In viticulture, the two main components in growing Riesling grapes are to keep it "Long & Low" meaning that the ideal situation for Riesling is a climate that allows for a long, slow ripening and proper pruning to keep the yield low and the flavour concentrated.

Alternative Names: Weisser Riesling, Johannisberg Riesling, Johannisberger, Rhine Riesling, Riesling Renano

About Zeltingen-Rachtig

Zeltingen-Rachtig is a municipality in the Mosel region known for its wines from the Riesling grape, located on a sweeping bend of the Mosel river, 2 miles (3km) south of Ürzig. It is composed of twin villages which were officially documented as a combined entity as early 1085, though wine labels feature only "Zeltinger" followed by their vineyard name.

The vineyards are a slightly less steep than at locations such as Graach and Bernkastel-Keus a little further downstream.
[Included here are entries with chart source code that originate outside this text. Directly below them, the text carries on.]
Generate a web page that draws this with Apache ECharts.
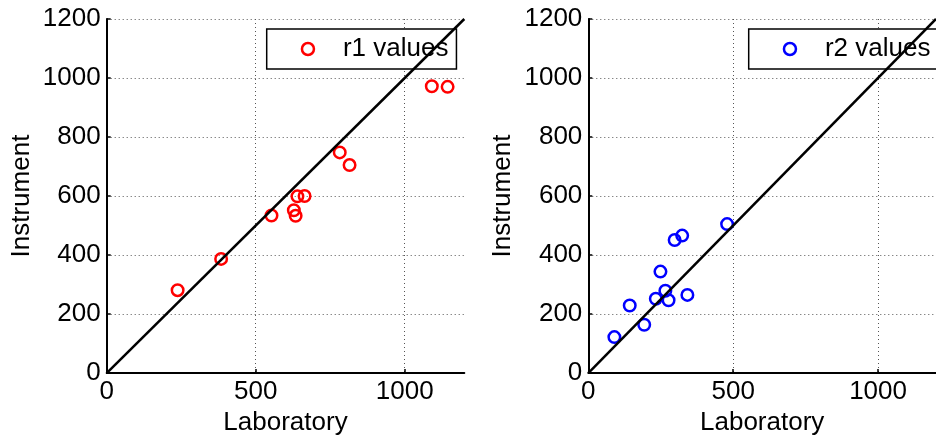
<!DOCTYPE html>
<html>
<head>
<meta charset="utf-8">
<script src="https://cdn.jsdelivr.net/npm/echarts@6/dist/echarts.min.js"></script>
<style>
html,body{margin:0;padding:0;background:#fff;}
#chart{width:936px;height:441px;}
</style>
</head>
<body>
<div id="chart"></div>
<script>
// ---- data ----
const r1Lab  = [238, 384, 553, 628, 634, 640, 664, 782, 815, 1091, 1144];
const r1Inst = [281, 387, 534, 552, 533, 599, 600, 748, 705, 972, 970];
const r2Lab  = [90, 143, 193, 233, 249, 266, 277, 298, 324, 342, 479];
const r2Inst = [122, 229, 164, 252, 344, 279, 247, 451, 466, 265, 505];
const lineX  = [0, 1200];
const lineY  = [0, 1200];
const seriesNames = ['r1 values', 'r2 values'];
const xLabelName = 'Laboratory';
const yLabelName = 'Instrument';
const axisMax = 1200;
const xInterval = 500;
const yInterval = 200;

const FONT = 'Liberation Sans, Arial, sans-serif';
const FS = 26;

function pairs(a, b) { return a.map((v, i) => [v, b[i]]); }
const plain = v => String(v);

function makeX(idx) {
  return {
    gridIndex: idx, type: 'value', min: 0, max: axisMax, interval: xInterval,
    name: xLabelName, nameLocation: 'middle', nameGap: 35,
    nameTextStyle: { fontFamily: FONT, fontSize: FS, color: '#000' },
    axisLine: { show: true, onZero: false, lineStyle: { color: '#000', width: 2 } },
    axisTick: { show: true, inside: true, length: 4, lineStyle: { color: '#000', width: 1.5 } },
    axisLabel: { fontFamily: FONT, fontSize: FS, color: '#000', margin: 6, showMaxLabel: false, formatter: plain },
    splitLine: { show: true, showMaxLine: false, lineStyle: { color: '#555', type: [1, 3], width: 1 } }
  };
}
function makeY(idx) {
  return {
    gridIndex: idx, type: 'value', min: 0, max: axisMax, interval: yInterval,
    name: yLabelName, nameLocation: 'middle', nameGap: 72, nameRotate: 90,
    nameTextStyle: { fontFamily: FONT, fontSize: FS, color: '#000' },
    axisLine: { show: true, onZero: false, lineStyle: { color: '#000', width: 2 } },
    axisTick: { show: true, inside: true, length: 4, lineStyle: { color: '#000', width: 1.5 } },
    axisLabel: { fontFamily: FONT, fontSize: FS, color: '#000', margin: 6, formatter: plain },
    splitLine: { show: true, lineStyle: { color: '#555', type: [1, 3], width: 1 } }
  };
}
function makeLegend(name, color, left) {
  return {
    data: [{ name: name, itemStyle: { color: 'rgba(0,0,0,0)', borderColor: color, borderWidth: 2.5, opacity: 1 } }],
    left: left, top: 29, orient: 'horizontal',
    itemWidth: 12, itemHeight: 12,
    padding: [7, 8, 7, 34],
    backgroundColor: '#fff', borderColor: '#000', borderWidth: 1.5, borderRadius: 0,
    textStyle: { fontFamily: FONT, fontSize: FS, color: '#000', padding: [0, 0, 0, 24] },
    selectedMode: false
  };
}

const chart = echarts.init(document.getElementById('chart'), null, { renderer: 'canvas' });
chart.setOption({
  animation: false,
  backgroundColor: '#fff',
  grid: [
    { left: 106.7, top: 19, width: 357.6, height: 356.7, containLabel: false },
    { left: 588.3, top: 19, width: 357.6, height: 356.7, containLabel: false }
  ],
  xAxis: [makeX(0), makeX(1)],
  yAxis: [makeY(0), makeY(1)],
  legend: [makeLegend(seriesNames[0], '#ff0000', 266.7), makeLegend(seriesNames[1], '#0000ff', 748.7)],
  series: [
    {
      name: seriesNames[0], type: 'scatter', xAxisIndex: 0, yAxisIndex: 0,
      symbol: 'circle', symbolSize: 11.5,
      itemStyle: { color: 'rgba(0,0,0,0)', borderColor: '#ff0000', borderWidth: 2.5, opacity: 1 },
      data: pairs(r1Lab, r1Inst), z: 3
    },
    {
      name: 'fit1', type: 'line', xAxisIndex: 0, yAxisIndex: 0,
      showSymbol: false, symbol: 'none',
      lineStyle: { color: '#000', width: 2.5 }, data: pairs(lineX, lineY), z: 4
    },
    {
      name: seriesNames[1], type: 'scatter', xAxisIndex: 1, yAxisIndex: 1,
      symbol: 'circle', symbolSize: 11.5,
      itemStyle: { color: 'rgba(0,0,0,0)', borderColor: '#0000ff', borderWidth: 2.5, opacity: 1 },
      data: pairs(r2Lab, r2Inst), z: 3
    },
    {
      name: 'fit2', type: 'line', xAxisIndex: 1, yAxisIndex: 1,
      showSymbol: false, symbol: 'none',
      lineStyle: { color: '#000', width: 2.5 }, data: pairs(lineX, lineY), z: 4
    }
  ]
});
</script>
</body>
</html>
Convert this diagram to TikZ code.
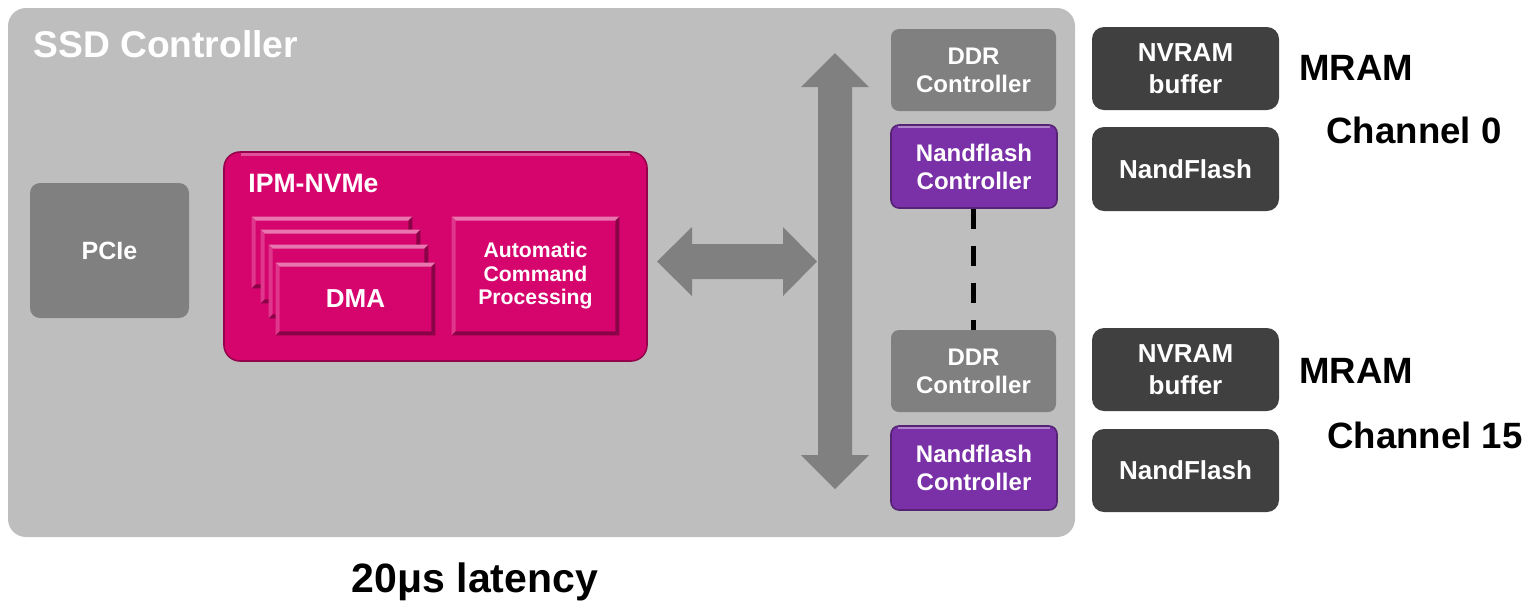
\documentclass[tikz,border=0pt]{standalone}
\usepackage{fontspec}
\setmainfont{Liberation Sans}
\usetikzlibrary{calc}

\definecolor{panelgray}{HTML}{BEBEBE}
\definecolor{midgray}{HTML}{808080}
\definecolor{darkbox}{HTML}{404040}
\definecolor{tmag}{HTML}{D6056E}
\definecolor{tpurple}{HTML}{7A31A7}

% raised-edge effect for the inner IPM blocks
\newcommand\bevelize[1]{%
  \fill[tmag!55!white] (#1.north west) -- (#1.north east) -- ($(#1.north east)+(-4,4)$) -- ($(#1.north west)+(4,4)$) -- cycle;
  \fill[tmag!80!white] (#1.north west) -- ($(#1.north west)+(4,4)$) -- ($(#1.south west)+(4,-4)$) -- (#1.south west) -- cycle;
  \fill[tmag!65!black] (#1.north east) -- (#1.south east) -- ($(#1.south east)+(-4,-4)$) -- ($(#1.north east)+(-4,4)$) -- cycle;
  \fill[tmag!65!black] (#1.south west) -- (#1.south east) -- ($(#1.south east)+(-4,-4)$) -- ($(#1.south west)+(4,-4)$) -- cycle;
}

\tikzset{
  box/.style={rectangle, inner sep=0pt, align=center, text=white,
    font=\bfseries\fontsize{12}{14}\selectfont},
  graybox/.style={box, fill=midgray, rounded corners=4pt},
  nandctl/.style={box, fill=tpurple, draw=tpurple!70!black, line width=0.8pt, rounded corners=4pt},
  memory/.style={box, fill=darkbox, rounded corners=6pt,
    font=\bfseries\fontsize{13}{16}\selectfont},
  ipmblock/.style={box, fill=tmag},
  sidelabel/.style={inner sep=0pt, text=black, font=\bfseries\fontsize{18.3}{22}\selectfont},
  blockarrow/.style={fill=midgray},
}

\begin{document}
\begin{tikzpicture}[x=0.5pt, y=-0.5pt]
\useasboundingbox (0,0) rectangle (1528,602);

% controller panel
\node[box, fill=panelgray, rounded corners=9pt, minimum width=533.5pt, minimum height=264.5pt] (ssd) at (541.5,272.5) {};
\node[anchor=base west, inner sep=0pt, text=white, font=\bfseries\fontsize{18.6}{22}\selectfont] (title) at (33,57) {SSD Controller};

% host interface
\node[graybox, rounded corners=5pt, minimum width=79.5pt, minimum height=67.5pt, font=\bfseries\fontsize{12.5}{15}\selectfont] (pcie) at (109.5,250.5) {PCIe};

% IPM-NVMe block
\node[box, fill=tmag, draw=tmag!70!black, line width=0.8pt, rounded corners=8pt, minimum width=211.5pt, minimum height=104.5pt] (ipm) at (435.5,256.5) {};
\draw[tmag!70!white, line width=1.5pt] ($(ipm.north west)+(18,3)$) -- ($(ipm.north east)+(-18,3)$);
\node[anchor=base west, inner sep=0pt, text=white, font=\bfseries\fontsize{13.3}{16}\selectfont] (ipmlabel) at (248,192) {IPM-NVMe};

\node[ipmblock, minimum width=80pt, minimum height=35.5pt] (dma1) at (332,252.5) {};
\bevelize{dma1}
\node[ipmblock, minimum width=79.5pt, minimum height=36.5pt] (dma2) at (340.5,266.5) {};
\bevelize{dma2}
\node[ipmblock, minimum width=79.5pt, minimum height=36.5pt] (dma3) at (348.5,281.5) {};
\bevelize{dma3}
\node[ipmblock, minimum width=79.5pt, minimum height=36pt, font=\bfseries\fontsize{13}{15}\selectfont] (dma) at (355.5,299) {DMA};
\bevelize{dma}

\node[ipmblock, minimum width=83.5pt, minimum height=59pt, font=\bfseries\fontsize{10.6}{11.75}\selectfont] (acp) at (535.5,276) {Automatic\\Command\\Processing};
\bevelize{acp}

% internal bus and link to the IPM block
\fill[blockarrow] (657,261.5) -- (692,227) -- (692,244) -- (783,244) -- (783,227) -- (817,261.5)
  -- (783,296) -- (783,279) -- (692,279) -- (692,296) -- cycle;
\fill[blockarrow] (835,53) -- (869,87) -- (852,87) -- (852,455) -- (869,455) -- (835,489)
  -- (801,455) -- (818,455) -- (818,87) -- (801,87) -- cycle;

% channel controllers
\node[graybox, minimum width=82.5pt, minimum height=41pt] (ddr0) at (973.5,70) {DDR\\Controller};
\node[nandctl, minimum width=83pt, minimum height=41.5pt] (nfc0) at (974,166.5) {Nandflash\\Controller};
\draw[tpurple!60!white, line width=1pt] ($(nfc0.north west)+(8,3)$) -- ($(nfc0.north east)+(-8,3)$);

\node[graybox, minimum width=82.5pt, minimum height=41pt] (ddr15) at (973.5,371) {DDR\\Controller};
\node[nandctl, minimum width=83pt, minimum height=42pt] (nfc15) at (974,468) {Nandflash\\Controller};
\draw[tpurple!60!white, line width=1pt] ($(nfc15.north west)+(8,3)$) -- ($(nfc15.north east)+(-8,3)$);

\draw[black, line width=2.2pt, dash pattern=on 10pt off 8.5pt] (nfc0.south -| ddr0.south) -- (ddr15.north);

% external memories
\node[memory, minimum width=93.5pt, minimum height=41.5pt] (nv0) at (1185.5,68.5) {NVRAM\\buffer};
\node[memory, minimum width=93.5pt, minimum height=42pt] (nand0) at (1185.5,169) {NandFlash};
\node[memory, minimum width=93.5pt, minimum height=41.5pt] (nv15) at (1185.5,369.5) {NVRAM\\buffer};
\node[memory, minimum width=93.5pt, minimum height=41.5pt] (nand15) at (1185.5,470.5) {NandFlash};

\node[sidelabel] (mram0) at (1356,68) {MRAM};
\node[sidelabel] (chan0) at (1414,130) {Channel 0};
\node[sidelabel] (mram15) at (1356,371) {MRAM};
\node[sidelabel] (chan15) at (1425,435) {Channel 15};

\node[anchor=base, inner sep=0pt, font=\bfseries\fontsize{20.5}{24}\selectfont] (latency) at (475,592) {20μs latency};
\end{tikzpicture}
\end{document}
Though Riesling dominates here, a little Silvaner and Müller-Thurgau are sporadically planted on some of the flatter areas.

Zeltingen's sole Grosse Lage site is its portion of the acclaimed Sonnenuhr (Sundial) vineyard, located at the upstream end of its vineyards. It is a southwest–facing slope of blue Devonian slate. Next door is the part of the vineyard belonging to Wehlen.

The large Himmelreich (Kingdom of Heaven) vineyard mostly lies above and to the sides of the village on a predominantly west-facing slope. A section above Sonnenuhr is cut off from the main body by the Schlossberg vineyard. Opposite the village, on the western banks of the Mosel, is the Deutschherrenberg and a further outlying portion of Himmelreich.

The highest profile winery located in Zeltingen-Rachtig is Selbach-Oster - a major owner in Zeltinger Sonnenuhr.